(The request) Can you transcribe every line exactly and leave the pictures behind?

(Supplied information)

— begin —

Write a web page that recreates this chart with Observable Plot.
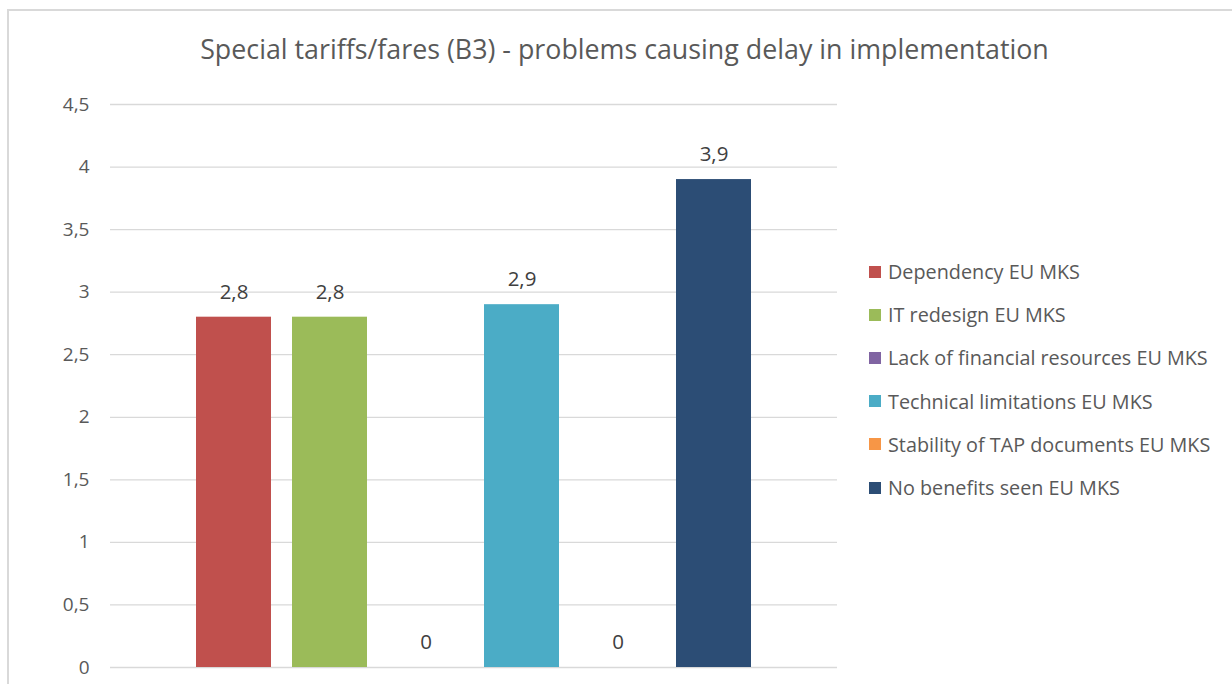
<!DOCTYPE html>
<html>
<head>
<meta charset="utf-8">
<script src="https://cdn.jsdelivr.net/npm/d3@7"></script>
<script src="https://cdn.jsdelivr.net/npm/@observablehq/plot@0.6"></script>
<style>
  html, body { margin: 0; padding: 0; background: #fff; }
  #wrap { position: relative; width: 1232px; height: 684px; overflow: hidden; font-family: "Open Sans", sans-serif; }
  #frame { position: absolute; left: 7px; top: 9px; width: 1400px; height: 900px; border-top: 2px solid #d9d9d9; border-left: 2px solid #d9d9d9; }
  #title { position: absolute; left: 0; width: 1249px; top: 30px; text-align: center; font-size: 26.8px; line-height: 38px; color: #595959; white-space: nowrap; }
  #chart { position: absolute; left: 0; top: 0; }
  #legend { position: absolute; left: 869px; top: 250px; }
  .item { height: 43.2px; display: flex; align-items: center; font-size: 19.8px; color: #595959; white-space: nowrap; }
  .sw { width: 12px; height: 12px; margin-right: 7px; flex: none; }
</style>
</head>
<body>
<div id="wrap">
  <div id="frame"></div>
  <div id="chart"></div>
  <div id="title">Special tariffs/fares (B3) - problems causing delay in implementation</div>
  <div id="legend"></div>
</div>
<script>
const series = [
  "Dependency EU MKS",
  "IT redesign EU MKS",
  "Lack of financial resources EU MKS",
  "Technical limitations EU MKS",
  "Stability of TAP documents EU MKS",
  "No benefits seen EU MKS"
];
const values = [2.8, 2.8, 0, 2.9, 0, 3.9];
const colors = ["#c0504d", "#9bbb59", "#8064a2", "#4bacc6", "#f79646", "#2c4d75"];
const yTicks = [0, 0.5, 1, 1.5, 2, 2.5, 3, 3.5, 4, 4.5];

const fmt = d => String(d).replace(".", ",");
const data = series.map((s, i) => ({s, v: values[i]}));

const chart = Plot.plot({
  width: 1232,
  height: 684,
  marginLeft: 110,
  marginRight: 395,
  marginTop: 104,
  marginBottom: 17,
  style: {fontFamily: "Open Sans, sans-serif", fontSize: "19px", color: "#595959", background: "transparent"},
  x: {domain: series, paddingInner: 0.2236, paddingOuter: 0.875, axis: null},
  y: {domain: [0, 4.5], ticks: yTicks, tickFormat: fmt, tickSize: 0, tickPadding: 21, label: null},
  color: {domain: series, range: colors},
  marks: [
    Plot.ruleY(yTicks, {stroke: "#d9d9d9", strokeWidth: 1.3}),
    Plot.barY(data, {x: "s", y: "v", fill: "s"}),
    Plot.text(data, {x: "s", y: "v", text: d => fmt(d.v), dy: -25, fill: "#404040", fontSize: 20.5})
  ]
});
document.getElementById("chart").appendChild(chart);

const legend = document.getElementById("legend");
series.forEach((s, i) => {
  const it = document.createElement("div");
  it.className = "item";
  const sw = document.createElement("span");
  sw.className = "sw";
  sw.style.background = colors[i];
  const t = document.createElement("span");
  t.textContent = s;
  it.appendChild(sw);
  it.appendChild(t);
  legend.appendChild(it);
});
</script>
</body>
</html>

— end —

(Exercise result)
Write a web page that recreates this chart with Observable Plot.
<!DOCTYPE html>
<html>
<head>
<meta charset="utf-8">
<script src="https://cdn.jsdelivr.net/npm/d3@7"></script>
<script src="https://cdn.jsdelivr.net/npm/@observablehq/plot@0.6"></script>
<style>
  html, body { margin: 0; padding: 0; background: #fff; }
  #wrap { position: relative; width: 1232px; height: 684px; overflow: hidden; font-family: "Open Sans", sans-serif; }
  #frame { position: absolute; left: 7px; top: 9px; width: 1400px; height: 900px; border-top: 2px solid #d9d9d9; border-left: 2px solid #d9d9d9; }
  #title { position: absolute; left: 0; width: 1249px; top: 30px; text-align: center; font-size: 26.8px; line-height: 38px; color: #595959; white-space: nowrap; }
  #chart { position: absolute; left: 0; top: 0; }
  #legend { position: absolute; left: 869px; top: 250px; }
  .item { height: 43.2px; display: flex; align-items: center; font-size: 19.8px; color: #595959; white-space: nowrap; }
  .sw { width: 12px; height: 12px; margin-right: 7px; flex: none; }
</style>
</head>
<body>
<div id="wrap">
  <div id="frame"></div>
  <div id="chart"></div>
  <div id="title">Special tariffs/fares (B3) - problems causing delay in implementation</div>
  <div id="legend"></div>
</div>
<script>
const series = [
  "Dependency EU MKS",
  "IT redesign EU MKS",
  "Lack of financial resources EU MKS",
  "Technical limitations EU MKS",
  "Stability of TAP documents EU MKS",
  "No benefits seen EU MKS"
];
const values = [2.8, 2.8, 0, 2.9, 0, 3.9];
const colors = ["#c0504d", "#9bbb59", "#8064a2", "#4bacc6", "#f79646", "#2c4d75"];
const yTicks = [0, 0.5, 1, 1.5, 2, 2.5, 3, 3.5, 4, 4.5];

const fmt = d => String(d).replace(".", ",");
const data = series.map((s, i) => ({s, v: values[i]}));

const chart = Plot.plot({
  width: 1232,
  height: 684,
  marginLeft: 110,
  marginRight: 395,
  marginTop: 104,
  marginBottom: 17,
  style: {fontFamily: "Open Sans, sans-serif", fontSize: "19px", color: "#595959", background: "transparent"},
  x: {domain: series, paddingInner: 0.2236, paddingOuter: 0.875, axis: null},
  y: {domain: [0, 4.5], ticks: yTicks, tickFormat: fmt, tickSize: 0, tickPadding: 21, label: null},
  color: {domain: series, range: colors},
  marks: [
    Plot.ruleY(yTicks, {stroke: "#d9d9d9", strokeWidth: 1.3}),
    Plot.barY(data, {x: "s", y: "v", fill: "s"}),
    Plot.text(data, {x: "s", y: "v", text: d => fmt(d.v), dy: -25, fill: "#404040", fontSize: 20.5})
  ]
});
document.getElementById("chart").appendChild(chart);

const legend = document.getElementById("legend");
series.forEach((s, i) => {
  const it = document.createElement("div");
  it.className = "item";
  const sw = document.createElement("span");
  sw.className = "sw";
  sw.style.background = colors[i];
  const t = document.createElement("span");
  t.textContent = s;
  it.appendChild(sw);
  it.appendChild(t);
  legend.appendChild(it);
});
</script>
</body>
</html>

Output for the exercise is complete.